Moses asked participants in the workshop to discuss whether or not the government should “establish a constitutional right to a quality education for every child in the United States.” The audience addressed various issues, including whether or not education should be privatized and whether or not a constitutional amendment guaranteeing educational equality could actually be supported.

Numerous Cornell students, both undergraduates and graduates, took to the microphones to voice their concerns about the state of education in America. For instance, Kendra Chatburn ’10 discussed her experience being homeschooled and encouraged those in the audience to “have the confidence to take our education into our own hands.”

In addition to Cornell faculty, Ithaca community members, students and staff also made their voices heard. Jacqueline Melton Scott, teacher at local Beverly J. Martin Middle School and Professor at Cortland University, equated the “tool of education” with a “tool of empowerment.” Scott stressed that in our current education, students “can’t think.”

“Teachers themselves are taught to regurgitate what their teachers say,” said Scott, and subsequently they teach their students to repeat lessons rather than practice “critical thinking.”

Middle school teacher Leah Granacki painted a picture of a system that has failed students in impoverished districts. She described an experience she had with a student she tutored in the Tompkins County Louis Gossett Jr. Residential Center, a youth detention facility. Granacki said, “He told me ‘this doesn’t matter because even if I get my GRE, I’m gonna end up in the same place.’ And I couldn’t tell him he was wrong.”

Granacki’s anecdote addressed an important theme that recurred throughout the conversation: That public schools consistently fail to educate and empower students because the government is unwilling to provide poor students with the means to improve their economic conditions.

Gail Patrice Lockert Anthony also contributed a poignant anecdote. She discussed her mother’s progression from a high school dropout to a Ph.D. holding graduate of Pepperdine and Claremont Colleges. “She did that almost single-handedly,” said Lockert Anthony. Lockert Anthony’s story stressed the importance of of making educational equality a reality. “If we’re going to have a constitutional amendment that assures a fundamental right to education, we have to get off our butts and act like we want it,” she said.

To wrap up the workshop, Moses described the action currently being taken to achieve educational equality. “There is a legal struggle going on,” said Moses. “But we already have what we need in the constitution.”

Moses referred to the Fourteenth Amendment’s “guarantee of national citizenship” to all Americans. To Moses, education is an implicit right of citizenship, and is an “unmet duty of Congress.”

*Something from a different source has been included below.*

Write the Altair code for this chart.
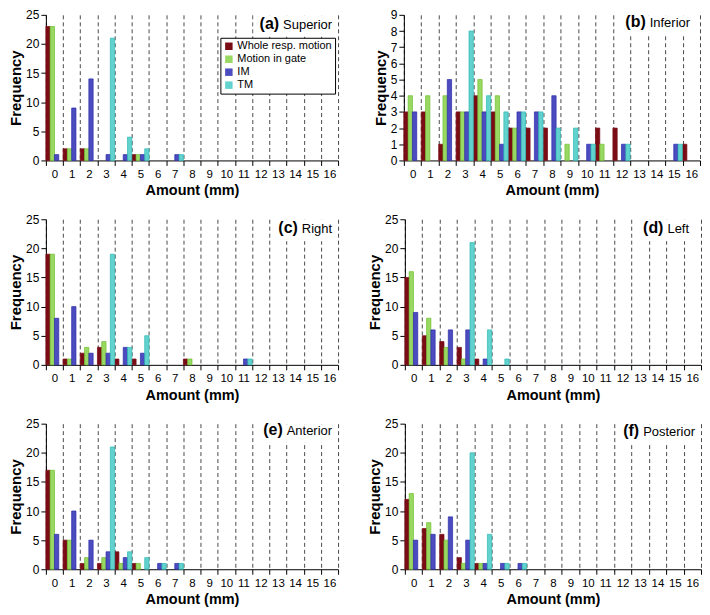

In his concluding remarks, Moses urged his audience to help bring about a “groundswell in communities to act on our democracy,” and relayed the message that education is necessary to “make choices in one’s life and to fulfill one’s potential.”

Moses was born in Harlem and educated at Hamilton and Harvard. His achievements in American civil rights include the founding of the Algebra Project, a program geared toward increasing math literacy in schools in order “to breakdown racial and economic barriers,” as Skorton described.

The Project began in Brooklyn-area schools and grew to its present size as a nation-wide program. It started in 1982 with the aid of a five-year “genius” grant from the MacArthur Foundation.

During this time, Moses helped organize the Freedom Riders, a group that defied the restrictive Jim Crow laws implemented in the South, and the Freedom Summer project, an initiative to make voter registration available to black citizens.

Moses’ affiliation with these groups ended in 1966, when his disagreement with the Vietnam War caused him to emigrate from the United States and teach mathematics in Tanzania. Moses returned to the United States in 1977 and continued his work as an educator and as a civil rights advocate.

He received numerous honors, including the War Registers League Peace Award in 1997 and the Mary Chase Smith Award for American Democracy in 2002.